Scared by losses at two hedge funds that invested in securities backed by home loans, investors in securities backed by mortgages, junk bonds, and other assets are demanding more protection for the first time in years.

In the past week investors have balked at buying debt that skirted typical investor safeguards. That's a sharp change from the recent past when demand was high for assets that were priced at historically low premiums over safe-haven U.S. Treasury securities.

The reassessment of risk won't stop private equity firms from tapping debt markets for funds to continue to buy U.S. companies at a record pace, but it will halt more questionable deals in the leveraged buyout market.

It just says that your marginal deals can't get done. That we want to be compensated for everything that's coming down the pike, Justin Monteith, analyst at high-yield research firm KDP Investment Advisors Inc. in Montpelier, Vermont. It doesn't shut down the LBO market.

The re-pricing of risk in the collateralized debt obligation (CDO) market came after losses earlier this month at two Bear Stearns Cos. hedge funds that had made bad bets on subprime mortgages.

Investors have already become more discriminating, demanding higher yields on junk bonds and risky bank loans.

Ahold's U.S. Foodservice, the second-largest U.S. food distributor, withdrew indefinitely its $3.36 billion bank loan and $650 million high-yield bond offering this week. Private equity firms Clayton, Dubilier & Rice and Kohlberg Kravis & Roberts are buying U.S. Foodservice for $7.1 billion.

On Friday, Bombardier Recreational Products postponed a 1.12 billion loan, sources told Reuters Loan Pricing Corp.

Also, ServiceMaster raised interest rates on a $2.85 billion loan for a second time this week and postponed pricing of a $1.15 billion high-yield bond until Monday to secure investor interest, according to Reuters Loan Pricing Corp.
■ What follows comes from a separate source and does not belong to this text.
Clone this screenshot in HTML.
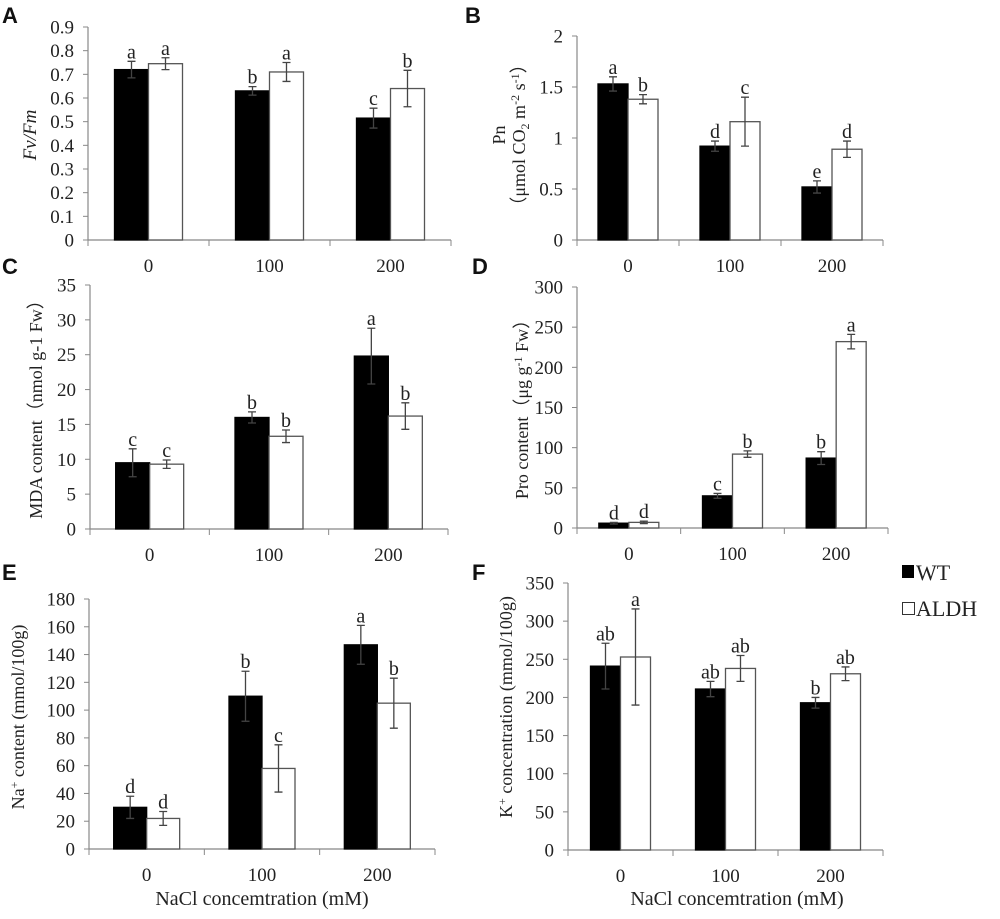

While default rates by less creditworthy borrowers in the subprime home mortgage market may have been rising, there have been no defaults by companies whose credits are behind other CDO vehicles that invest in mortgage, corporate and other asset back debt, said Jeffrey Gundlach, chief investment officer at the TCW Group in Los Angeles. The company manages about $160 billion in assets, including about $47 billion in CDOs.
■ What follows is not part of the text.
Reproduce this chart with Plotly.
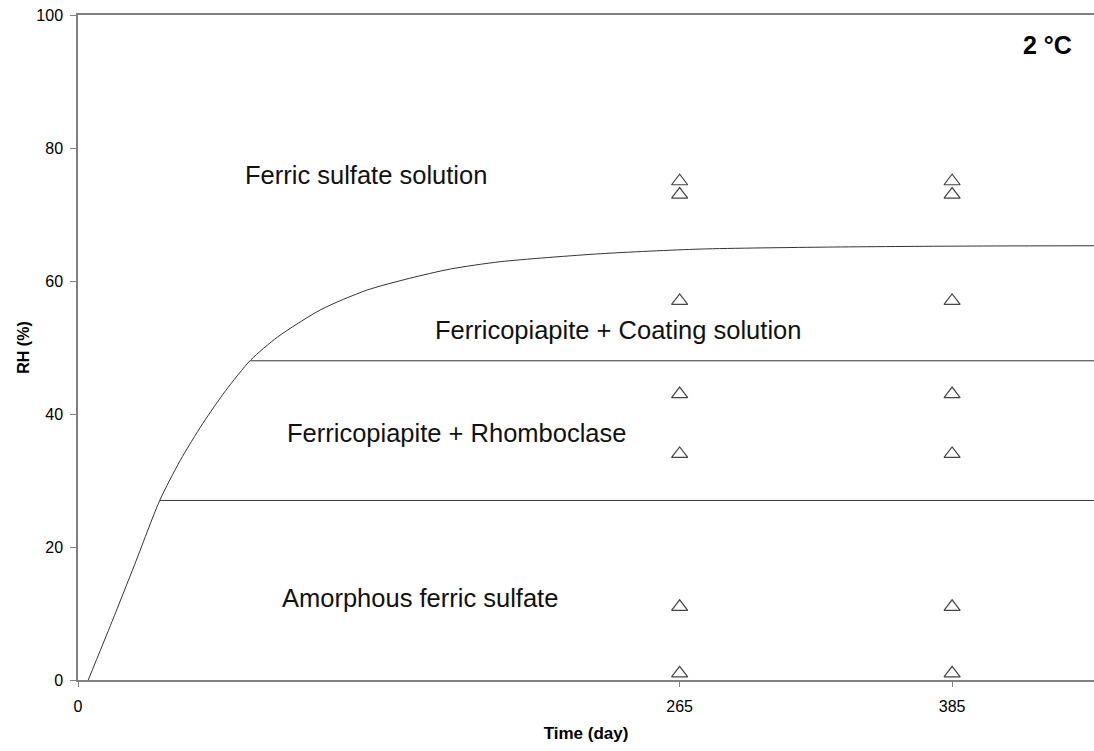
import plotly.graph_objects as go

curve_days = [4.5, 15, 25, 36, 45, 55, 65, 76, 88, 107, 127, 146, 164, 186, 230, 274, 330, 390, 448]
curve_rh = [0, 8.8, 17.4, 27, 33.0, 38.6, 43.5, 48.1, 51.6, 55.7, 58.6, 60.4, 61.8, 62.9, 64.1, 64.8, 65.1, 65.25, 65.3]

line48_days = [76, 448]
line48_rh = [48, 48]
line27_days = [36, 448]
line27_rh = [27, 27]

sample_days = [265] * 7 + [385] * 7
sample_rh = [75, 73, 57, 43, 34, 11, 1] * 2

labels = ["Ferric sulfate solution", "Ferricopiapite + Coating solution",
          "Ferricopiapite + Rhomboclase", "Amorphous ferric sulfate"]
label_x = [126.7, 237.9, 166.6, 150.5]
label_y = [76, 52.6, 37.1, 12.4]

fig = go.Figure()
fig.add_trace(go.Scatter(x=curve_days, y=curve_rh, mode="lines",
                         line=dict(color="#333333", width=1, shape="spline", smoothing=0.7),
                         showlegend=False, hoverinfo="skip"))
for xs, ys in [(line48_days, line48_rh), (line27_days, line27_rh)]:
    fig.add_trace(go.Scatter(x=xs, y=ys, mode="lines",
                             line=dict(color="#333333", width=1),
                             showlegend=False, hoverinfo="skip"))
fig.add_trace(go.Scatter(x=sample_days, y=sample_rh, mode="markers",
                         marker=dict(symbol="triangle-up-open", size=14,
                                     color="#444444", line=dict(width=1.2)),
                         showlegend=False))

for t, x, y in zip(labels, label_x, label_y):
    fig.add_annotation(x=x, y=y, text=t, showarrow=False,
                       font=dict(size=25.5, color="#111111", family="Liberation Sans, Arial"))
fig.add_annotation(x=426.8, y=95.5, text="<b>2 °C</b>", showarrow=False,
                   font=dict(size=25, color="#000000", family="Liberation Sans, Arial"))

fig.update_layout(
    width=1094, height=751,
    margin=dict(l=78, r=0, t=15, b=71),
    plot_bgcolor="white", paper_bgcolor="white",
    font=dict(family="Liberation Sans, Arial", color="#000000", size=16),
    xaxis=dict(range=[0, 447.5], tickvals=[0, 265, 385], ticktext=["0", "265", "385"],
               showgrid=False, zeroline=False, showline=True, linecolor="#808080",
               linewidth=1.5, mirror=True, ticks="outside", ticklen=5, tickcolor="#808080",
               ticklabelstandoff=6,
               title=dict(text="<b>Time (day)</b>", font=dict(size=17), standoff=13)),
    yaxis=dict(range=[0, 100], tickvals=[0, 20, 40, 60, 80, 100],
               showgrid=False, zeroline=False, showline=True, linecolor="#808080",
               linewidth=1.5, ticks="outside", ticklen=6, tickcolor="#808080",
               ticklabelstandoff=4,
               title=dict(text="<b>RH (%)</b>", font=dict(size=16), standoff=3)),
)
fig.write_html("out.html")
What's fascinating about this whole subprime thing is that there aren't any defaults. There may be defaults -- certainly the market is pricing for fear of defaults -- but it hasn't even shown up, Gundlach said.

The subprime mortgage market's problems will worsen over the next year, Gundlach said, but there is no rash of margin calls at other hedge funds, so global capital markets are not subject to systemic risk, he added in an interview.

A spectacular collapse by a big hedge fund is unlikely, Gundlack said, but he expected downgrades on some of the assets that TCW owns.

Are there more Bear Stearns? Probably not, Gundlach said. It's just going to stay bad is the problem. There will be selling pressure as risk is re-evaluated and pricing moves lower. There will be ongoing pain.

The U.S. housing market will likely remain in the doldrums for at least another year, but is unlikely to shackle the wider economy, said Margaret Patel, a senior portfolio manager at Evergreen Investments who overseas about $1.7 billion in assets, including high-yield debt.

The impact on the high-debt market is going to be relatively muted and to be felt most in the bottom tier part of the high-yield market, among the more marginal and the more extremely credit-sensitive names, Patel said.

Buyers of the most risky assets who can't liquidate their poor investments may be forced into selling some of their better quality, high-yielding assets, Patel said. That's a buying opportunity for investors, she said.

You have sellers who are selling, not because there's some change in the credits, but just because they need the cash, she said. We've had maybe a little bit of that across the board.

Patel said she's been a buyer recently, as has Carl Kaufman, a portfolio manager at Osterweis Capital Management in San Francisco.

As people panic and shake loose, what you find, sometimes, the names you've had on your buy list for a month and a half, two months, finally get to your price, he said.

Kaufman said he's bought debt of R.H. Donnelley Corp., a yellow pages publishers, at prices yielding about 1.0 percentage point more than last year, yielding between 680 and 690 basis points more than their benchmark.

In fact problems in the CDO market, that critics have pointed to as a sign credit standards have become lax, could be viewed as positive for investors, Kaufman said.

Contracts that use payment in kind toggle notes, which give a borrower the right to pay investors back in cash or more debt, and so-called covenant lite provisions, give borrowers breathing room to work out their problems, Kaufman said.

I'm guessing that this time around, the actual default rate on high-yield bonds peak to peak could actually be lower because there are fewer events of default, Kaufman said.